*Stated task*.
Skipping all pictures, set down the lines of the listing from the first through the one with "const yTicks = [0, 1, 2, 3, 4, 5, 6, 7, 8];".

*Data provided*.
────────

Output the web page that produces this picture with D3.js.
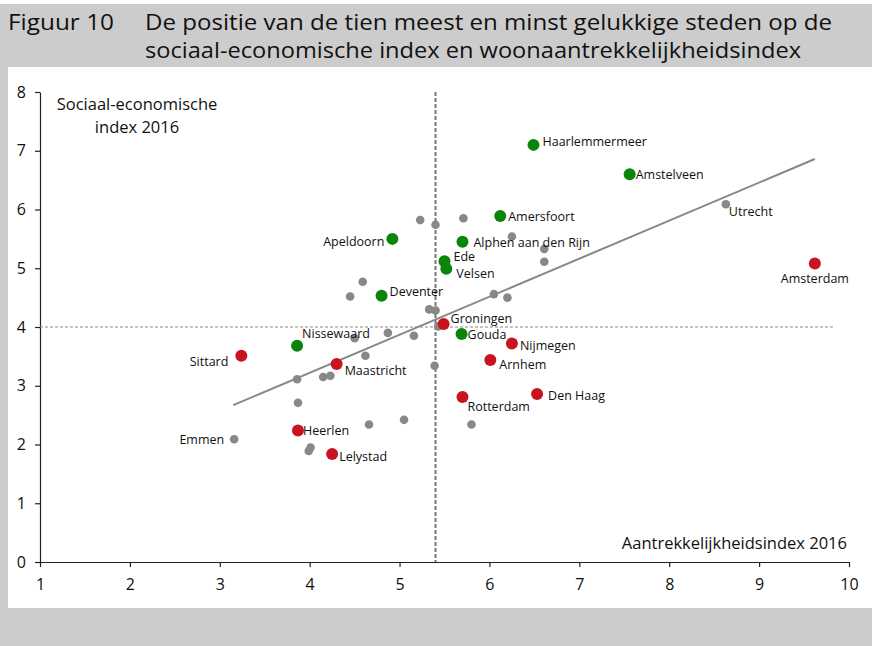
<!DOCTYPE html>
<html>
<head>
<meta charset="utf-8">
<script src="https://cdn.jsdelivr.net/npm/d3@7"></script>
<style>
  body { margin: 0; background: #fff; }
  svg { display: block; font-family: "Open Sans", "Noto Sans", sans-serif; }
</style>
</head>
<body>
<div id="chart"></div>
<script>
// * DATA
const xTicks = [1, 2, 3, 4, 5, 6, 7, 8, 9, 10];
const yTicks = [0, 1, 2, 3, 4, 5, 6, 7, 8];

// named cities: group 'meest' = tien meest gelukkig (groen), 'minst' = minst gelukkig (rood)
const cityNames = ["Haarlemmermeer", "Amstelveen", "Amersfoort", "Apeldoorn", "Alphen aan den Rijn",
  "Ede", "Velsen", "Deventer", "Nissewaard", "Gouda",
  "Groningen", "Nijmegen", "Arnhem", "Rotterdam", "Den Haag",
  "Amsterdam", "Sittard", "Maastricht", "Heerlen", "Lelystad",
  "Utrecht", "Emmen"];
const cityX = [6.49, 7.56, 6.12, 4.92, 5.70, 5.50, 5.52, 4.80, 3.86, 5.69,
  5.49, 6.25, 6.01, 5.70, 6.53, 9.62, 3.24, 4.30, 3.87, 4.25, 8.63, 3.16];
const cityY = [7.10, 6.60, 5.89, 5.50, 5.45, 5.12, 4.99, 4.53, 3.68, 3.88,
  4.05, 3.72, 3.44, 2.81, 2.86, 5.08, 3.51, 3.37, 2.24, 1.84, 6.09, 2.09];
const cityGroup = ["meest", "meest", "meest", "meest", "meest", "meest", "meest", "meest", "meest", "meest",
  "minst", "minst", "minst", "minst", "minst", "minst", "minst", "minst", "minst", "minst",
  "overig", "overig"];

// other cities (no label)
const otherX = [5.23, 5.40, 5.71, 6.25, 6.61, 6.61, 4.59, 4.45, 6.05, 6.20, 5.33, 5.40, 5.43, 4.87,
  5.16, 4.50, 4.62, 5.39, 3.86, 4.15, 4.23, 3.87, 4.66, 5.05, 5.80, 4.01, 3.99];
const otherY = [5.82, 5.74, 5.85, 5.54, 5.33, 5.11, 4.77, 4.52, 4.56, 4.50, 4.30, 4.28, 4.01, 3.90,
  3.85, 3.81, 3.51, 3.34, 3.11, 3.15, 3.17, 2.71, 2.34, 2.42, 2.34, 1.95, 1.89];

// trend line and reference (mean) lines
const trendX = [3.15, 9.62];
const trendY = [2.67, 6.86];
const meanX = 5.4;
const meanY = 4;

// * LAYOUT
const W = 872, H = 646;
const colors = { meest: "#0a850a", minst: "#c8141e", overig: "#888888" };
// label placement: dx, dy from point centre, text anchor
const labelPos = {
  "Haarlemmermeer": [9, -3, "start"],
  "Amstelveen": [6, 0, "start"],
  "Amersfoort": [8, 1, "start"],
  "Apeldoorn": [-8, 3, "end"],
  "Alphen aan den Rijn": [11, 1, "start"],
  "Ede": [9, -5, "start"],
  "Velsen": [10, 5, "start"],
  "Deventer": [8, -4, "start"],
  "Nissewaard": [5, -12, "start"],
  "Gouda": [6, 1, "start"],
  "Groningen": [7, -5, "start"],
  "Nijmegen": [8, 2, "start"],
  "Arnhem": [9, 5, "start"],
  "Rotterdam": [5, 10, "start"],
  "Den Haag": [11, 2, "start"],
  "Amsterdam": [0, 15, "middle"],
  "Sittard": [-13, 6, "end"],
  "Maastricht": [8, 7, "start"],
  "Heerlen": [5, 0, "start"],
  "Lelystad": [7, 3, "start"],
  "Utrecht": [3, 7, "start"],
  "Emmen": [-10, 0, "end"]
};

var svg = d3.select("#chart").append("svg")
  .attr("width", W)
  .attr("height", H);

// frame: grey title band, left border, bottom band
svg.append("rect").attr("x", 0).attr("y", 0).attr("width", W).attr("height", H).attr("fill", "#cccccc");
svg.append("rect").attr("x", 0).attr("y", 0).attr("width", W).attr("height", 4).attr("fill", "#ffffff");
svg.append("rect").attr("x", 8).attr("y", 67).attr("width", W - 8).attr("height", 541).attr("fill", "#ffffff");

// title
var title = svg.append("g").attr("font-size", 21).attr("fill", "#111");
title.append("text").attr("x", 8).attr("y", 30)
  .attr("textLength", 106).attr("lengthAdjust", "spacingAndGlyphs")
  .text("Figuur 10");
title.append("text").attr("x", 145).attr("y", 30)
  .attr("textLength", 687).attr("lengthAdjust", "spacingAndGlyphs")
  .text("De positie van de tien meest en minst gelukkige steden op de");
title.append("text").attr("x", 145).attr("y", 58)
  .attr("textLength", 656).attr("lengthAdjust", "spacingAndGlyphs")
  .text("sociaal-economische index en woonaantrekkelijkheidsindex");

// scales
var x = d3.scaleLinear().domain([1, 10]).range([40, 849]);
var y = d3.scaleLinear().domain([0, 8]).range([562, 92]);

// axes
var xAxis = svg.append("g")
  .attr("transform", "translate(0," + y(0) + ")")
  .call(d3.axisBottom(x).tickValues(xTicks).tickFormat(d3.format("d")).tickSizeInner(5).tickSizeOuter(0).tickPadding(12));
var yAxis = svg.append("g")
  .attr("transform", "translate(" + x(1) + ",0)")
  .call(d3.axisLeft(y).tickValues(yTicks).tickFormat(d3.format("d")).tickSizeInner(5).tickSizeOuter(0).tickPadding(9));
[xAxis, yAxis].forEach(function(a) {
  a.selectAll("path").attr("stroke", "#222").attr("stroke-width", 1.2);
  a.selectAll("line").attr("stroke", "#222").attr("stroke-width", 1.2);
  a.selectAll("text").attr("font-size", 16).attr("fill", "#111")
    .attr("font-family", "\"Open Sans\", \"Noto Sans\", sans-serif");
});

// axis titles
svg.append("text").attr("x", 137).attr("y", 110).attr("text-anchor", "middle")
  .attr("font-size", 16.5).attr("fill", "#111").text("Sociaal-economische");
svg.append("text").attr("x", 137).attr("y", 133).attr("text-anchor", "middle")
  .attr("font-size", 16.5).attr("fill", "#111").text("index 2016");
svg.append("text").attr("x", 847).attr("y", 549).attr("text-anchor", "end")
  .attr("font-size", 16.5).attr("fill", "#111").text("Aantrekkelijkheidsindex 2016");

// reference lines
svg.append("line")
  .attr("x1", x(meanX)).attr("x2", x(meanX))
  .attr("y1", y(8)).attr("y2", y(0))
  .attr("stroke", "#777").attr("stroke-width", 2).attr("stroke-dasharray", "4,2");
svg.append("line")
  .attr("x1", x(1)).attr("x2", x(9.82))
  .attr("y1", y(meanY)).attr("y2", y(meanY))
  .attr("stroke", "#888").attr("stroke-width", 1).attr("stroke-dasharray", "3,2");

// trend line
svg.append("line")
  .attr("x1", x(trendX[0])).attr("x2", x(trendX[1]))
  .attr("y1", y(trendY[0])).attr("y2", y(trendY[1]))
  .attr("stroke", "#888").attr("stroke-width", 2);

// other cities
svg.append("g").selectAll("circle")
  .data(otherX)
  .enter()
  .append("circle")
  .attr("cx", function(d) { return x(d); })
  .attr("cy", function(d, i) { return y(otherY[i]); })
  .attr("r", 4.3)
  .attr("fill", colors.overig);

// named cities
var cities = cityNames.map(function(n, i) {
  return { name: n, x: cityX[i], y: cityY[i], group: cityGroup[i] };
});
svg.append("g").selectAll("circle")
  .data(cities)
  .enter()
  .append("circle")
  .attr("cx", function(d) { return x(d.x); })
  .attr("cy", function(d) { return y(d.y); })
  .attr("r", function(d) { return d.group == "overig" ? 4.3 : 6; })
  .attr("fill", function(d) { return colors[d.group]; });

svg.append("g").selectAll("text")
  .data(cities)
  .enter()
  .append("text")
  .attr("x", function(d) { return x(d.x) + labelPos[d.name][0]; })
  .attr("y", function(d) { return y(d.y) + labelPos[d.name][1]; })
  .attr("dy", "0.35em")
  .attr("text-anchor", function(d) { return labelPos[d.name][2]; })
  .attr("font-size", 12.5)
  .attr("fill", "#111")
  .text(function(d) { return d.name; });
</script>
</body>
</html>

────────

*The solution*.
Output the web page that produces this picture with D3.js.
<!DOCTYPE html>
<html>
<head>
<meta charset="utf-8">
<script src="https://cdn.jsdelivr.net/npm/d3@7"></script>
<style>
  body { margin: 0; background: #fff; }
  svg { display: block; font-family: "Open Sans", "Noto Sans", sans-serif; }
</style>
</head>
<body>
<div id="chart"></div>
<script>
// * DATA
const xTicks = [1, 2, 3, 4, 5, 6, 7, 8, 9, 10];
const yTicks = [0, 1, 2, 3, 4, 5, 6, 7, 8];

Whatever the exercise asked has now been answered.